Weiter lassen die Urteilsgründe nicht erkennen, ob das Landgericht in den Blick genommen hat, dass die Angeklagte in einigen Fällen kritische Situationen wahrgenommen und Hilfe durch einen Facharzt herbeigeholt hat. Zu erörtern gewesen wäre, ob dies ein Hinweis darauf war, dass die Nichteinbeziehung eines Facharztes in anderen Fällen einer den bedingten Tötungsvorsatz ausschließen-den Fehleinschätzung der Situation geschuldet war.“

Zum Schluss hat sich der BGH noch mit der Persönlichkeit der A auseinandergesetzt und auch hier Umstände gefunden, die daran zweifeln lassen, ob A wirklich vorsätzlich gehandelt hat.

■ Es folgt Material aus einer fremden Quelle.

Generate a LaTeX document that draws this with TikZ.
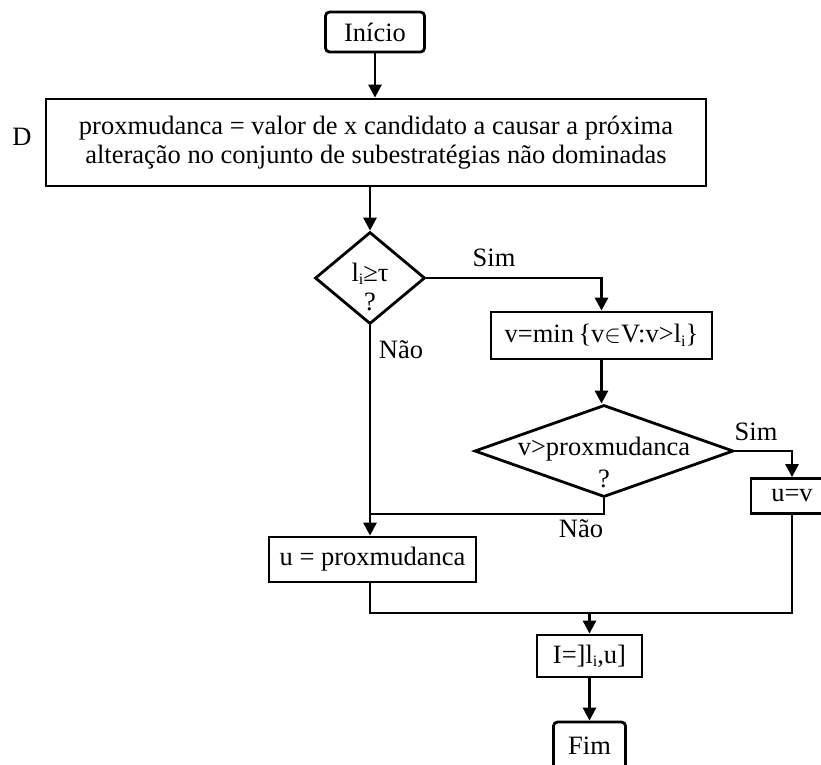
\documentclass[tikz,border=0pt]{standalone}
\usepackage{fontspec}
\setmainfont{Liberation Serif}
\usetikzlibrary{shapes.geometric,arrows.meta}

% small lowered index letter, as in l_i
\newcommand\subtxt[1]{\raisebox{-0.3ex}{\fontsize{16}{16}\selectfont #1}}

\begin{document}
\begin{tikzpicture}[x=1pt,y=-1pt,
  line width=2.8pt,
  every node/.style={font=\fontsize{26.5}{28.5}\selectfont, inner sep=0pt},
  procbox/.style={draw, rectangle, minimum width=#1},
  termbox/.style={draw, rectangle, rounded corners=4pt, minimum height=40pt},
  decision/.style={draw, diamond, minimum width=#1, minimum height=92pt},
  lbl/.style={anchor=base},
  flow/.style={-{Triangle[length=13pt,width=13pt]}}
]
\path[use as bounding box, clip] (0,0) rectangle (821,764);

% start
\node[termbox, minimum width=99pt] (inicio) at (375,32) {Início};

% initialisation block
\node[procbox=660pt, minimum height=87pt, align=center] (proc) at (376,142.5)
  {proxmudanca = valor de x candidato a causar a próxima\\
   alteração no conjunto de subestratégias não dominadas};
\node[lbl] (dlab) at (22,145) {D};

% first test
\node[decision=110pt] (d1) at (370,278) {};
\node[lbl] (d1a) at (370,281) {l\subtxt{i}≥τ};
\node[lbl] (d1b) at (370,310) {?};

% smallest v above l_i
\node[procbox=221pt, minimum height=47pt] (vmin) at (601.5,335.5)
  {v=min\,\{v$\in$V:v>l\subtxt{i}\}};

% second test
\node[decision=259pt] (d2) at (604,451) {};
\node[lbl] (d2a) at (604,455) {v>proxmudanca};
\node[lbl] (d2b) at (604,487) {?};

% assignments
\node[procbox=82pt, minimum height=35pt] (uv) at (792,496) {u=v};
\node[procbox=207pt, minimum height=45pt] (uprox) at (372.5,559.5) {u = proxmudanca};

% result and end
\node[procbox=105pt, minimum height=42pt] (intv) at (589.5,656) {I=]l\subtxt{i},u]};
\node[termbox, minimum width=72pt, minimum height=48pt] (fim) at (589.5,746) {Fim};

% branch labels
\node[lbl] (sim1) at (494,266) {Sim};
\node[lbl] (nao1) at (401,358) {Não};
\node[lbl] (sim2) at (756,440) {Sim};
\node[lbl] (nao2) at (581,537) {Não};

% junction points
\coordinate (j1) at (370,514);
\coordinate (j2) at (589.5,613);

% connectors
\draw[flow] (inicio.south) -- (inicio.south |- proc.north);
\draw[flow] (d1.north |- proc.south) -- (d1.north);
\draw[flow] (d1.east) -| (vmin.north);
\draw[flow] (vmin.south) -- (vmin.south |- d2.north);
\draw[flow] (d2.east) -| (uv.north);
\draw (d2.south) |- (j1);
\draw[flow] (d1.south) -- (d1.south |- uprox.north);
\draw (d1.south |- uprox.south) |- (j2) -| (uv.south);
\draw[flow] (j2) -- (intv.north);
\draw[flow] (intv.south) -- (fim.north);
\end{tikzpicture}
\end{document}
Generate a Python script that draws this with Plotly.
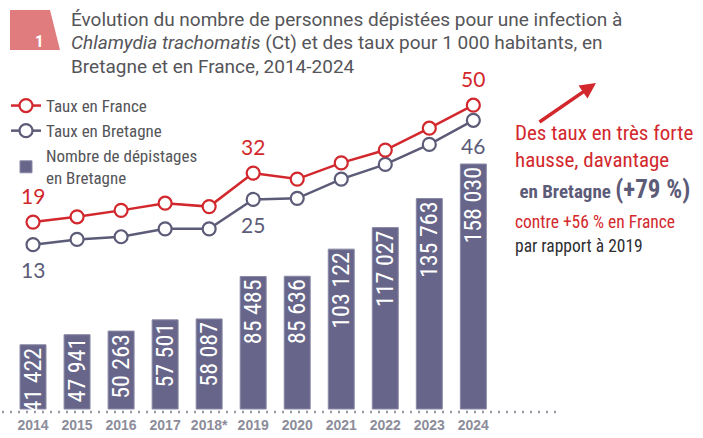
import plotly.graph_objects as go

# Données
annees = ["2014", "2015", "2016", "2017", "2018*", "2019", "2020", "2021", "2022", "2023", "2024"]
depistages_bretagne = [41422, 47941, 50263, 57501, 58087, 85485, 85636, 103122, 117027, 135763, 158030]
taux_france = [19, 20.4, 22.1, 24.0, 23.1, 32, 30.4, 34.7, 38.1, 43.9, 50]
taux_bretagne = [13, 14.4, 15.1, 17.2, 17.2, 25, 25.3, 30.4, 34.3, 39.6, 46]
# Années dont les taux sont affichés
annees_etiquetees = ["2014", "2019", "2024"]

W, H = 703, 438
ML, MR, MT, MB = 0, 146, 60, 26
PW, PH = W - ML - MR, H - MT - MB

def px_x(px):
    return (px - ML) / PW

def px_y(py):
    return (H - MB - py) / PH

ROUGE = "#d2282d"
VIOLET = "#5c5b78"
BARRE = "#67668a"
GRIS_TITRE = "#555559"
NARROW = "Liberation Sans Narrow, Roboto Condensed, DejaVu Sans Condensed, Arial Narrow, sans-serif"
CHIFFRES = "Lato, Carlito, Calibri, sans-serif"

idx = list(range(len(annees)))

fig = go.Figure()

fig.add_trace(go.Bar(
    x=idx, y=depistages_bretagne,
    name="Nombre de dépistages<br>en Bretagne",
    marker=dict(color=BARRE, line=dict(color="#8a89a6", width=1)),
    texttemplate="%{y:,}",
    textposition="inside",
    insidetextanchor="end",
    textangle=-90,
    textfont=dict(family=NARROW, size=24, color="white"),
    width=0.59,
    legendrank=3,
    yaxis="y",
))

fig.add_trace(go.Scatter(
    x=idx, y=taux_bretagne, mode="lines+markers",
    name="Taux en Bretagne",
    line=dict(color=VIOLET, width=2.5),
    marker=dict(size=13, color="white", line=dict(color=VIOLET, width=2.2)),
    legendrank=2,
    yaxis="y2",
))

fig.add_trace(go.Scatter(
    x=idx, y=taux_france, mode="lines+markers",
    name="Taux en France",
    line=dict(color=ROUGE, width=2.5),
    marker=dict(size=13, color="white", line=dict(color=ROUGE, width=2.2)),
    legendrank=1,
    yaxis="y2",
))

annotations = []

# Étiquettes des taux
for a in annees_etiquetees:
    i = annees.index(a)
    annotations.append(dict(x=i, y=taux_france[i], xref="x", yref="y2",
                            text=f"{taux_france[i]:g}", showarrow=False, yshift=27,
                            font=dict(family=CHIFFRES, size=21, color=ROUGE)))
    annotations.append(dict(x=i, y=taux_bretagne[i], xref="x", yref="y2",
                            text=f"{taux_bretagne[i]:g}", showarrow=False, yshift=-25,
                            font=dict(family=CHIFFRES, size=21, color=VIOLET)))

# Titre
titre = [
    "Évolution du nombre de personnes dépistées pour une infection à",
    "<i>Chlamydia trachomatis</i> (Ct) et des taux pour 1 000 habitants, en",
    "Bretagne et en France, 2014-2024",
]
for k, ligne in enumerate(titre):
    annotations.append(dict(x=px_x(70), y=px_y(19 + 23.5 * k), xref="paper", yref="paper",
                            xanchor="left", yanchor="middle", text=ligne, showarrow=False,
                            borderpad=0,
                            font=dict(family="Roboto, sans-serif", size=19, color=GRIS_TITRE)))

# Numéro de la figure
annotations.append(dict(x=px_x(33), y=px_y(29), xref="paper", yref="paper",
                        text="<b>1</b>", showarrow=False,
                        font=dict(family=NARROW, size=17, color="white")))

# Commentaire à droite
commentaire = [
    (133, f"<span style='color:{ROUGE}'>Des taux en très forte</span>", 21),
    (160, f"<span style='color:{ROUGE}'>hausse, davantage</span>", 21),
    (190, f"<span style='color:{VIOLET}'><b> en Bretagne </b><b style='font-size:25px'>(+79 %)</b></span>", 19),
    (222, f"<span style='color:{ROUGE}'>contre +56 % en France</span>", 17.5),
    (246, "<span style='color:#2e2e33'>par rapport à 2019</span>", 17.5),
]
for py, txt, sz in commentaire:
    annotations.append(dict(x=px_x(513), y=px_y(py), xref="paper", yref="paper",
                            xanchor="left", yanchor="middle", text=txt, showarrow=False,
                            font=dict(family=NARROW, size=sz)))

# Flèche
annotations.append(dict(x=px_x(596), y=px_y(83), xref="paper", yref="paper",
                        ax=-58, ay=40, axref="pixel", ayref="pixel",
                        text="", showarrow=True, arrowhead=2, arrowsize=0.9,
                        arrowwidth=3.5, arrowcolor=ROUGE))

shapes = [
    # Badge trapézoïdal
    dict(type="path", xref="paper", yref="paper",
         path=f"M {px_x(10)} {px_y(10)} L {px_x(50)} {px_y(10)} L {px_x(60)} {px_y(50)} L {px_x(10)} {px_y(50)} Z",
         fillcolor="#e07b7e", line=dict(width=0), layer="below"),
    # Ligne de base pointillée
    dict(type="line", xref="paper", yref="paper", x0=px_x(2), x1=px_x(557),
         y0=px_y(412), y1=px_y(412), line=dict(color="#9a9aa6", width=2.5, dash="2px,6px")),
]

fig.update_layout(
    width=W, height=H,
    margin=dict(l=ML, r=MR, t=MT, b=MB, pad=0),
    paper_bgcolor="white", plot_bgcolor="white",
    separators=", ",
    bargap=0.41,
    uniformtext=dict(minsize=24, mode="show"),
    showlegend=True,
    legend=dict(x=px_x(6), y=px_y(88), xanchor="left", yanchor="top",
                font=dict(family=NARROW, size=17, color=GRIS_TITRE),
                bgcolor="rgba(0,0,0,0)", tracegroupgap=0, itemwidth=30),
    xaxis=dict(range=[-0.75, 11.9], tickvals=idx, ticktext=annees,
               showgrid=False, zeroline=False, showline=False, ticks="",
               tickfont=dict(family="Liberation Sans, Arial, sans-serif", size=14,
                             color="#8c8c9a", weight="bold"),
               ticklabelstandoff=3),
    yaxis=dict(range=[-1935, 225112], visible=False, showgrid=False, zeroline=False),
    yaxis2=dict(range=[-31.4, 62.0], overlaying="y", visible=False, showgrid=False, zeroline=False),
    annotations=annotations,
    shapes=shapes,
)

fig.write_html("out.html")
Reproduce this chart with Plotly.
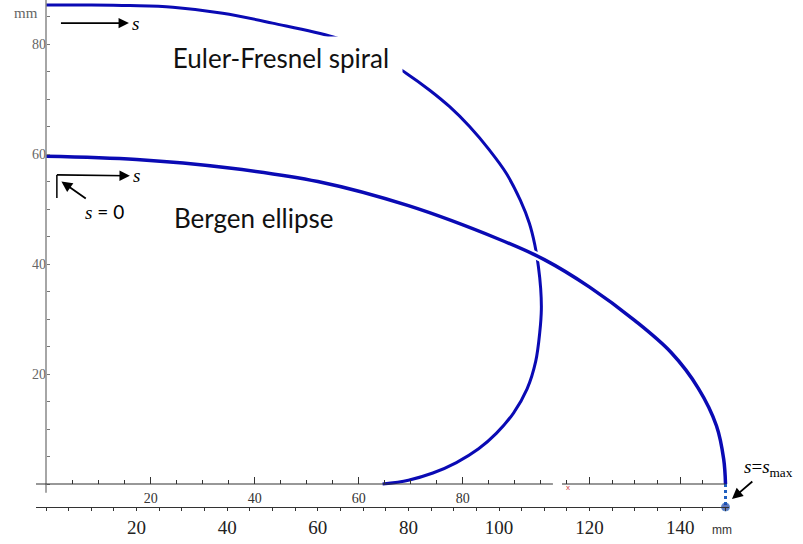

„Schließlich verhalten sich die Urteilsgründe nicht hinreichend zu der Frage, welche Schlüsse von der festgestellten Persönlichkeitsstruktur der Angeklagten auf das Vorhandensein bedingten Tötungsvorsatzes zu ziehen sind. Das Landgericht beschreibt die Angeklagte einerseits als narzisstische Person, die ein „extremes Bedürfnis nach Aufmerksamkeit, Anerkennung und Bewunderung“ habe und die „Kritik und Misserfolg nur schwer ertragen könne“, und andererseits als „sehr häufig unsichere und häufig zitternde Assistenzärztin“, die „lieber jemand zu Rate ziehe, als selbst Verantwortung zu übernehmen“, die aufgeregt gewesen sei und auch öfter geweint habe. An diese Einschätzungen anknüpfend hätte sich das Landgericht ein klareres Bild von der Persönlichkeit der Angeklagten machen und sich dabei auch mit der Möglichkeit befassen müssen, dass die Angeklagte im Rahmen der von ihr durchgeführten Narkosen alles daran gesetzt hat, um negative Einflüsse auf ihre Außendarstellung, etwa durch ihr zuzurechnende Todesfälle, zu vermeiden und infolgedessen auf das Ausbleiben des tatbestandlichen Erfolgs vertraut hat.“

Diese Begründung mag als Beispiel dienen, wie eine umfangreiche, am beweisbaren Sachverhalt orientierte Darlegung aussehen kann. Natürlich kannst Du das in einer Klausur nicht in diesem Umfang darstellen. Du solltest aber darauf achten, dass Du alle Informationen aus dem Sachverhalt verwertest.

C. Prüfungsrelevanz

Die Abgrenzung des dolus eventualis von der bewussten Fahrlässigkeit taucht immer wieder in Klausuren auf. Hier soll geprüft werden, ob die Klausurschreibenden in der Lage sind, nah am Sachverhalt unter Berücksichtigung der von der h.M. vertretenen Definition zu arbeiten und eine überzeugende Begründung zu liefern. Überraschenderweise fällt Studierenden der „Sprung ins Tatsächliche“ häufig schwer, sind sie doch allzu sehr auf die Darstellung von Theorien fixiert. Deswegen soll die besprochene Entscheidung als Beispiel dienen.